Skip to content

Fastor V0.5

Compare
Choose a tag to compare
@romeric romeric released this 20 Mar 15:21
· 473 commits to master since this release

Fastor V0.5 is one hell of a release as it brings a lot of new features, fundamental performance improvements, improved flexibility working with Tensors and many bug fixes:

New Features

  1. Improved IO formatting. Flexible, configurable formatting for all derived tensor classes
  2. Generic matmul function for AbstractTensors and expressions
  3. Introduce a new Tensor type SingleValueTensor for tensors of any size and dimension that have all their values the same. It is extremely space efficient as it stores a single value under the hood. It provides a more optimised route for certain linear algebra functions. For instance matmul of a Tensor and SingleValueTensor is O(n) and transpose is O(1)
  4. New evaluation methods for all expressions teval and teval_s that provide fast evaluation of higher order tensors
  5. cast method to cast a tensor to a tensor of different data type
  6. get_mem_index and get_flat_index to generalise indexing across all tensor classes. Eval methods now use these
  7. Binary comparison operators for expressions that evaluate lazy.

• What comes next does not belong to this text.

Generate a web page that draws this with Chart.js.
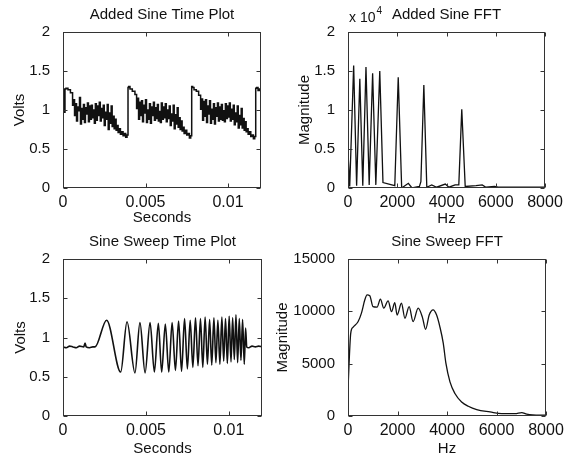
<!DOCTYPE html>
<html>
<head>
<meta charset="utf-8">
<script src="https://cdn.jsdelivr.net/npm/chart.js@4"></script>
<style>
  html, body { margin: 0; padding: 0; background: #fff; }
  #wrap { position: relative; width: 572px; height: 458px; background: #fff; overflow: hidden; }
  canvas { position: absolute; }
</style>
</head>
<body>
<div id="wrap">
  <canvas id="c1" width="286" height="229" style="left:0;top:0"></canvas>
  <canvas id="c2" width="286" height="229" style="left:286px;top:0"></canvas>
  <canvas id="c3" width="286" height="229" style="left:0;top:229px"></canvas>
  <canvas id="c4" width="302" height="229" style="left:270px;top:229px"></canvas>
</div>
<script>
// ---------------- DATA ----------------
// Added Sine Time Plot (seconds, volts)
const addedSineTime = [
  0.00000,0.00008,0.00012,0.00018,0.00030,0.00045,0.00058,0.00064,0.00070,0.00076,0.00082,0.00088,0.00094,0.00100,0.00106,0.00112,0.00118,0.00124,0.00130,0.00136,0.00142,0.00148,0.00154,0.00160,0.00166,0.00172,0.00178,0.00184,0.00190,0.00196,0.00202,0.00208,0.00214,0.00220,0.00226,0.00232,0.00238,0.00244,0.00250,0.00256,0.00262,0.00268,0.00274,0.00280,0.00286,0.00292,0.00298,0.00304,0.00310,0.00316,0.00322,0.00328,0.00334,0.00340,0.00348,0.00356,0.00364,0.00372,0.00380,0.00388,0.00394,0.00398,
  0.00406,0.00420,0.00436,0.00446,0.00452,0.00458,0.00464,0.00470,0.00476,0.00482,0.00488,0.00494,0.00500,0.00506,0.00512,0.00518,0.00524,0.00530,0.00536,0.00542,0.00548,0.00554,0.00560,0.00566,0.00572,0.00578,0.00584,0.00590,0.00596,0.00602,0.00608,0.00614,0.00620,0.00626,0.00632,0.00638,0.00644,0.00650,0.00656,0.00662,0.00668,0.00674,0.00680,0.00686,0.00692,0.00698,0.00704,0.00710,0.00716,0.00722,0.00728,0.00734,0.00742,0.00750,0.00758,0.00766,0.00774,0.00780,0.00786,
  0.00794,0.00808,0.00822,0.00834,0.00840,0.00846,0.00852,0.00858,0.00864,0.00870,0.00876,0.00882,0.00888,0.00894,0.00900,0.00906,0.00912,0.00918,0.00924,0.00930,0.00936,0.00942,0.00948,0.00954,0.00960,0.00966,0.00972,0.00978,0.00984,0.00990,0.00996,0.01002,0.01008,0.01014,0.01020,0.01026,0.01032,0.01038,0.01044,0.01050,0.01056,0.01062,0.01068,0.01074,0.01080,0.01086,0.01092,0.01098,0.01104,0.01110,0.01116,0.01122,0.01130,0.01138,0.01146,0.01154,0.01162,0.01168,0.01174,0.01182,0.01190,0.01200
];
const addedSineVolts = [
  1.25,1.27,0.97,1.27,1.28,1.26,1.22,1.06,1.13,0.93,1.08,0.86,1.04,0.99,1.16,0.82,1.02,0.88,1.07,0.84,1.03,0.95,1.09,0.85,1.05,0.88,1.06,0.90,1.00,0.83,1.08,0.87,1.05,0.93,1.10,0.86,1.02,0.90,1.06,0.80,0.97,0.88,1.07,0.75,0.96,0.83,1.05,0.79,0.92,0.76,0.88,0.74,0.80,0.71,0.76,0.69,0.72,0.67,0.70,0.65,0.68,1.29,
  1.30,1.27,1.24,1.20,1.02,1.15,0.88,1.10,0.93,1.12,0.85,1.06,0.96,1.13,0.84,1.00,0.88,1.08,0.83,1.04,0.93,1.10,0.87,1.03,0.89,1.07,0.86,0.98,0.84,1.09,0.88,1.04,0.90,1.08,0.85,1.00,0.89,1.05,0.80,0.95,0.86,1.06,0.76,0.94,0.82,1.03,0.78,0.90,0.75,0.86,0.73,0.78,0.70,0.74,0.68,0.70,0.64,0.67,1.30,
  1.29,1.26,1.24,1.19,1.01,1.14,0.87,1.11,0.92,1.13,0.84,1.05,0.95,1.12,0.83,1.01,0.88,1.08,0.82,1.03,0.92,1.09,0.86,1.04,0.88,1.07,0.87,0.99,0.85,1.08,0.89,1.05,0.91,1.09,0.86,1.01,0.88,1.06,0.81,0.96,0.85,1.05,0.77,0.93,0.81,1.02,0.77,0.89,0.74,0.85,0.72,0.76,0.69,0.72,0.66,0.68,0.63,0.66,1.28,1.29,1.25,1.27
];

// Added Sine FFT (Hz, magnitude)
const addedSineHz = [0,70,230,350,480,600,730,860,1000,1130,1290,1420,1900,2040,2180,2450,2600,2900,2960,3080,3200,3400,3600,3950,4100,4350,4500,4620,4760,5200,5450,5600,5950,6100,8000];
const addedSineMag = [4500,200,15700,300,14000,300,15500,400,14700,400,15000,700,300,14200,0,600,0,200,800,13200,100,400,100,500,100,400,400,10100,200,300,400,100,200,100,100];

// Sine Sweep Time Plot (seconds, volts)
const sweepTime = [
  0,0.0002,0.0004,0.0006,0.0008,0.0010,0.00125,0.00133,0.0014,0.0016,0.0018,0.00193,
  0.00263,0.00348,0.00386,0.00434,0.00464,0.00495,0.00525,0.00551,0.00575,0.00595,
  0.00617,0.00638,0.00658,0.00678,0.00697,0.00715,0.00733,0.00750,0.00767,0.00783,0.00799,0.00814,0.00829,0.00843,0.00857,0.00871,0.00884,0.00897,0.00910,0.00922,0.00934,0.00946,0.00958,0.00969,0.00980,0.00991,0.01002,0.01013,0.01023,0.01033,0.01043,0.01053,0.01063,0.01073,0.01083,0.01093,0.01101,
  0.01108,0.01120,0.01140,0.01160,0.01180,0.01200
];
const sweepVolts = [
  0.88,0.87,0.89,0.88,0.87,0.89,0.88,0.93,0.88,0.87,0.88,0.88,
  1.22,0.56,1.20,0.55,1.19,0.55,1.19,0.56,1.18,0.56,
  1.17,0.56,1.19,0.58,1.21,0.57,1.24,0.60,1.22,0.62,1.25,0.64,1.24,0.62,1.26,0.66,1.23,0.65,1.25,0.68,1.22,0.66,1.26,0.70,1.24,0.67,1.27,0.69,1.25,0.72,1.29,0.68,1.24,0.71,1.23,0.66,1.12,
  0.88,0.87,0.89,0.88,0.89,0.88
];

// Sine Sweep FFT (Hz, magnitude)
const sweepHz = [0,110,200,405,540,680,770,880,1010,1175,1310,1445,1620,1760,1890,1985,2160,2300,2470,2630,2835,3010,3135,3280,3440,3580,3715,3850,3957,4120,4320,4590,4860,5200,5740,6210,6750,7020,7220,7760,8000];
const sweepMag = [2600,7900,8470,9000,9800,11100,11570,11500,10450,10400,11160,10300,11000,9970,10830,9650,10770,9340,10450,9010,10300,9400,8280,9650,10140,9650,8500,6940,5020,3260,2150,1340,930,610,390,230,230,330,170,70,70];

// Tick values / labels
const timeTicks = [0, 0.005, 0.01];
const timeTickLabels = ['0', '0.005', '0.01'];
const hzTicks = [0, 2000, 4000, 6000, 8000];
const hzTickLabels = ['0', '2000', '4000', '6000', '8000'];
const voltTicks = [0, 0.5, 1, 1.5, 2];
const voltTickLabels = ['0', '0.5', '1', '1.5', '2'];
const magATicks = [0, 5000, 10000, 15000, 20000];
const magATickLabels = ['0', '0.5', '1', '1.5', '2'];
const magBTicks = [0, 5000, 10000, 15000];
const magBTickLabels = ['0', '5000', '10000', '15000'];

// ---------------- DRAWING ----------------
const FONT = "'Liberation Sans', Arial, Helvetica, sans-serif";
const INK = '#111';

const boxTicks = {
  id: 'boxTicks',
  afterDraw(chart) {
    const {ctx, chartArea: a, scales: {x, y}} = chart;
    ctx.save();
    ctx.strokeStyle = '#333';
    ctx.lineWidth = 1;
    const l = Math.round(a.left) + 0.5, r = Math.round(a.right) - 0.5;
    const t = Math.round(a.top) + 0.5, b = Math.round(a.bottom) - 0.5;
    ctx.strokeRect(l, t, r - l, b - t);
    const L = 4;
    ctx.beginPath();
    x.ticks.forEach(tk => {
      const px = Math.round(x.getPixelForValue(tk.value)) + 0.5;
      ctx.moveTo(px, b); ctx.lineTo(px, b - L);
      ctx.moveTo(px, t); ctx.lineTo(px, t + L);
    });
    y.ticks.forEach(tk => {
      const py = Math.round(y.getPixelForValue(tk.value)) + 0.5;
      ctx.moveTo(l, py); ctx.lineTo(l + L, py);
      ctx.moveTo(r, py); ctx.lineTo(r - L, py);
    });
    ctx.stroke();
    ctx.restore();
  }
};

// Title centred over the plot box (MATLAB style) and optional "x 10^4" exponent label
const plotTitle = {
  id: 'plotTitle',
  afterDraw(chart, args, opts) {
    const {ctx, chartArea: a} = chart;
    ctx.save();
    ctx.fillStyle = INK;
    ctx.textBaseline = 'middle';
    if (opts.text) {
      ctx.textAlign = 'center';
      ctx.font = '15px ' + FONT;
      ctx.fillText(opts.text, (a.left + a.right) / 2, a.top - opts.offset);
    }
    if (opts.exp) {
      ctx.textAlign = 'left';
      ctx.font = '14px ' + FONT;
      ctx.fillText(opts.exp, a.left + 1, a.top - 14);
      const w = ctx.measureText(opts.exp).width;
      ctx.font = '10px ' + FONT;
      ctx.fillText(opts.sup, a.left + 2 + w, a.top - 21);
    }
    ctx.restore();
  }
};

function makeChart(id, c) {
  const pts = c.xs.map((x, i) => ({x: x, y: c.ys[i]}));
  const W = c.W, H = 229;
  return new Chart(document.getElementById(id), {
    type: 'line',
    data: { datasets: [{
      data: pts,
      borderColor: INK,
      borderWidth: c.lw || 1.3,
      pointRadius: 0,
      fill: false,
      tension: 0,
      stepped: c.stepped || false,
      cubicInterpolationMode: c.smooth ? 'monotone' : 'default'
    }] },
    options: {
      responsive: false,
      animation: false,
      devicePixelRatio: 1,
      layout: { padding: { left: 0, right: W - c.area[2], top: c.area[1], bottom: 0 } },
      plugins: {
        legend: { display: false },
        tooltip: { enabled: false },
        title: { display: false },
        plotTitle: { text: c.title, offset: c.titleOffset, exp: c.exp, sup: c.sup }
      },
      scales: {
        x: {
          type: 'linear', min: c.xMin, max: c.xMax,
          afterBuildTicks: s => { s.ticks = c.xTicks.map(v => ({value: v})); },
          afterFit: s => { s.height = H - c.area[3]; },
          grid: { display: false }, border: { display: false },
          ticks: { color: INK, padding: -3, maxRotation: 0, autoSkip: false,
            font: { family: FONT, size: 16 },
            callback: (v, i) => c.xLabels[i] },
          title: { display: true, text: c.xTitle, color: INK,
            font: { family: FONT, size: 15 }, padding: { top: 0, bottom: c.xTitlePad } }
        },
        y: {
          type: 'linear', min: c.yMin, max: c.yMax,
          afterBuildTicks: s => { s.ticks = c.yTicks.map(v => ({value: v})); },
          afterFit: s => { s.width = c.area[0]; },
          grid: { display: false }, border: { display: false },
          ticks: { color: INK, padding: 5, autoSkip: false,
            font: { family: FONT, size: 15 },
            callback: (v, i) => c.yLabels[i] },
          title: { display: true, text: c.yTitle, color: INK,
            font: { family: FONT, size: 15 }, padding: { top: c.yTitlePad, bottom: 0 } }
        }
      }
    },
    plugins: [boxTicks, plotTitle]
  });
}

makeChart('c1', {
  W: 286, area: [63, 32, 261, 188],
  xs: addedSineTime, ys: addedSineVolts, lw: 1.5, stepped: 'after',
  title: 'Added Sine Time Plot', titleOffset: 17,
  xMin: 0, xMax: 0.012, xTicks: timeTicks, xLabels: timeTickLabels, xTitle: 'Seconds',
  yMin: 0, yMax: 2, yTicks: voltTicks, yLabels: voltTickLabels, yTitle: 'Volts',
  xTitlePad: 2, yTitlePad: 11
});
makeChart('c2', {
  W: 286, area: [62, 32, 259, 188],
  xs: addedSineHz, ys: addedSineMag, lw: 1.3,
  title: 'Added Sine FFT', titleOffset: 17, exp: 'x 10', sup: '4',
  xMin: 0, xMax: 8000, xTicks: hzTicks, xLabels: hzTickLabels, xTitle: 'Hz',
  yMin: 0, yMax: 20000, yTicks: magATicks, yLabels: magATickLabels, yTitle: 'Magnitude',
  xTitlePad: 1, yTitlePad: 10
});
makeChart('c3', {
  W: 286, area: [63, 30, 262, 187],
  xs: sweepTime, ys: sweepVolts, lw: 1.6, smooth: true,
  title: 'Sine Sweep Time Plot', titleOffset: 17,
  xMin: 0, xMax: 0.012, xTicks: timeTicks, xLabels: timeTickLabels, xTitle: 'Seconds',
  yMin: 0, yMax: 2, yTicks: voltTicks, yLabels: voltTickLabels, yTitle: 'Volts',
  xTitlePad: 0, yTitlePad: 12
});
makeChart('c4', {
  W: 302, area: [78, 30, 276, 187],
  xs: sweepHz, ys: sweepMag, lw: 1.3, smooth: true,
  title: 'Sine Sweep FFT', titleOffset: 17,
  xMin: 0, xMax: 8000, xTicks: hzTicks, xLabels: hzTickLabels, xTitle: 'Hz',
  yMin: 0, yMax: 15000, yTicks: magBTicks, yLabels: magBTickLabels, yTitle: 'Magnitude',
  xTitlePad: 0, yTitlePad: 4
});
</script>
</body>
</html>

Also binary comparison operators for SIMDVectors
  8. Constructing column major tensors is now supported by using Tensor(external_data,ColumnMajor)
  9. tocolumnmajor and torowmajor free functions
  10. all_of, any_of and none_of free function reducers that work boolean expressions
  11. Fixed views now support noalias feature
  12. FASTOR_IF_CONSTEXPR macro for C++17

Performance and other key improvements

  1. Tensor class can now be treated as a compile time type as it can be initialised as constexpr by defining the macro FASTOR_ZERO_INITIALISE
  2. Higher order einsum functions now dispatch to matmul whenever possible which is much faster
  3. Much faster generic permutation, contraction and einsum algorithms that definitely beat the speed of hand-written C-code now based on recursive templates. CONTRACT_OPT is no longer necessary
  4. A much faster loop tiling based transpose function. It is at least 2X faster than implementations in other ET libraries
  5. Introducing libxsmm backend for matmul. The switch from in-built to libxsmm routines for matmul can be configured by the user using BLAS_SWITCH_MATRIX_SIZE_S for square matrices and BLAS_SWITCH_MATRIX_SIZE_NS for non-square matrices. Default sizes are 16 and 13 respectively. libxsmm brings substantial improvement for bigger size matrices
  6. Condensed unary ops and binary ops into a single more maintainable macro
  7. FASTOR_ASSERT is now a macro to assert which optimises better at release
  8. Optimised determinant for 4x4 cases. Determinant now works on all types and not just float and double
  9. all is now an alias to fall which means many tensor view expressions can now be dispatched to tensor fixed views. The implication of this is that expressions like a(all) and A(all,all) can just return the underlying tensor as opposed to creating a view with unnecessary sequences and offsets. This is much faster
  10. Specialised constructors for many view types that construct the tensor much faster
  11. Improved support for TensorMap class to behave exactly the same as Tensor class including views, block indexing and so on
  12. Improved unit-testing under many configurations (debug and release)
  13. Many Tensor related methods and functionalities have been separated in to separate files that are now usable by other tensor type classes
  14. Division of an expression by a scalar can now be dispatched to multiplication which creates the opportunity for FMA
  15. Cofactor and adjoint can now fall back to a scalar version when SIMD types are not available
  16. Documentation is now available under Wiki pages

Bug fixes

  1. Fix a bug in product method of Tensor class (99e3ff0)
  2. Fix AVX store bug in backend matmul 3k3 (8f4c6ae)
  3. Fix bug in tensor matmul for matrix-vector case (899c6c0)
  4. Fix a bug in SIMDVector under scalar mode with mixed types (f707070)
  5. Fix bugs with math functions on SIMDVector with size>256 not compiling (ca2c74d)
  6. Fix bugs with matrix-vector einsum (8241ac8, 70838d2)
  7. Fix a bug with strided_contraction when the second matrix disappears (4ff2ea0)
  8. Fix a bug in 4D tensor initializer_list constructor (901d8b1)
  9. Fixes to fully support SIMDVector fallback to scalar version
  10. and many more undocumented fixes

Key changes

  1. Complete re-architecturing the directory hierarchy of Fastor. Fastor should now be included as #include <Fastor/Fastor.h>
  2. TensorRef class has now been renamed to TensorMap
  3. Expressions now evaluate based on the type of their underlying derived classes rather than the tensor that they are getting assigned to

There is a lot more major and minor undocumented changes.